Let’s do a thought experiment: Most indie games make almost no money and what money they do make, Valve takes 30% for everyone and actually takes a lower percentage to games that earn $10 Million and $50 Million. 

I see a lot of people suggest that Valve should just wave the 30% for those tiny indies who don’t make much money. So, let’s look at it: what if Valve just decided to waive the 30% fee for small indies so we get 100%? What would that cost? What would that do?

Steam by the numbers in 2022

The following data comes from VG Insights and represents only the games released in 2022:

  • Total number of new games: 12,887 
  • Number of PAID games: 10,616 
  • Number of PAID games that earned LESS than $250,000: 10037

Yes you read that right, only 579 Steam made more than $250,000 last year. 

In fact, if we look at the proportion of all the games released in 2022 by revenue groupings this is what it looks like. 

Note that that $50,000,000 earning games are represented on this chart but it is such a tiny slice I couldn’t get Google Sheets to label it. There were only 13 games that earned more than $50,000,000 or 0.01%

Also note that I can’t estimate Free to Play games or DLC so that is not represented on this chart.

What is so special about $250,000?

In my experience, the Steam algorithm starts to really promote your game after you reach about $250,000 gross revenue. This isn’t an exact number, it depends on many factors like how quickly you got to 250K, but right around there is when you are eligible for things like Daily Deals and your game appears in more and more widgets. Basically at that level Steam starts promoting your game instead of you doing most of the work.

In 2022, only 4.5% of all indie games reached that arbitrary threshold. Look at the following graph of every game from 2022 and how much they earned. You can see, the graph really starts to pick up at the $250K level. That is the Steam algorithm putting its weight behind your game. Even at $87,000, gross revenue you start to see a bit of an uptick.But $250,000 seems to be where things really take off.

(note this graph is not logarithmic) 

The hard truth for indies is, if you aren’t in those upper percentiles, you basically don’t exist on Steam. You must do all the work to promote your game. 

I am going to write about this more in detail in a future post some time, but this hockey stick earnings is how Valve curates what games to promote. It is algorithmic curation. If your game doesn’t show signs that it has the power to convert, you basically get sidelined. There are so many new games on Steam that if you don’t come out of the gate hot, you almost don’t exist.

Why give Steam 30%?

So if we were doing some mercy revenue share, $250K might be a good starting point. What if all games that earned less than that get 100%. All earnings above that are pulled at 30%.

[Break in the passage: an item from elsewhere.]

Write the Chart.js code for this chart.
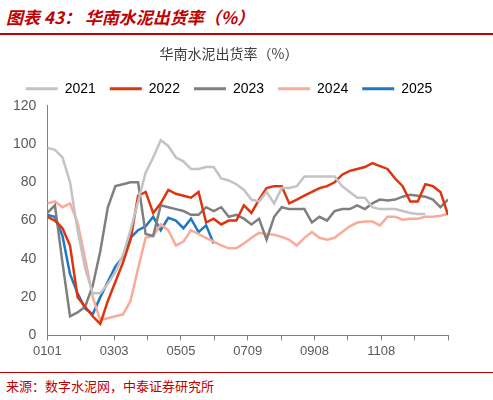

Let me just look at that to see how much that policy would cost Valve:

  • According to vginsights.com, 10037 games released in 2022 made less than $250,000 
  • I went in and calculated the revenue for all 10037 new games and took 30% from each of them.
  • The result is, every year Valve makes $34,000,000 from JUST indie games that didn’t make the cut.

$34,000,000!!

Even if we cut it down to just say Valve doesn’t earn anything on your first $10,000 it would cost them $9,000,000.

Summary

It does seem kinda silly that Valve is taking 30% of a game that earns less than $10,000 and has no path to earning a full-time-developer income. How can Valve justify this?

There are a few reasons why. I am not saying I agree with this, just that this is the reality. 

Reason #1: 

It keeps the asset flippers out. Valve’s $250,000 filter is fairly new. Games at the lower revenue tiers used to get more visibility. But the algorithm is regularly ratched up to give more visibility to the top earners. Doing this essentially cut the legs out from under asset flippers. The bottom rung earns so little that it isn’t worth churning out asset flips. If there were essentially no royalty costs, the flippers would increase their output.

Reason #2: 

An extra $34,000,000 is hard to just give away for no reason other than being nice to some tiny indies. Can you imagine the meeting where someone proposes doing something that costs them that much money? That is close to the budget for developing Halflife: Alyx. They are just going to give away the budget for a new game for some games that (from Valve’s perspective) have no path to a profitable future?

Reason #3 

Because they can. Although it sucks that 30% is taken from you even if you earn just $1000 TOTAL, what other choice do you have? People won’t buy a game directly from your personal website (they fear viruses and spyware.) Epic Games cannot get you as many sales as you can get from Steam. (Despite them spending millions trying). Itch.io, can’t compete either. Whether you like it or not, even taking 30% of your $1000 will still earn you more than anywhere else on the internet. Steam has the most and richest customers who are most likely to buy your stuff. 

Pretend Steam is a shopping mall. You could get a 100 square foot shop in the biggest mall where the richest people in town shop but it costs $2000 a month to rent. OR, you could go to a shabby old shack 100 miles outside of town for $2 a month. You would still make more money in the rich shopping mall even though the rent is higher. You gotta set up shop where the shoppers are, and they are on Steam.

If you want to play with your own data and see what typical earnings are, use the Steam Analytics tool and filter per year, type of game, genre. Anything.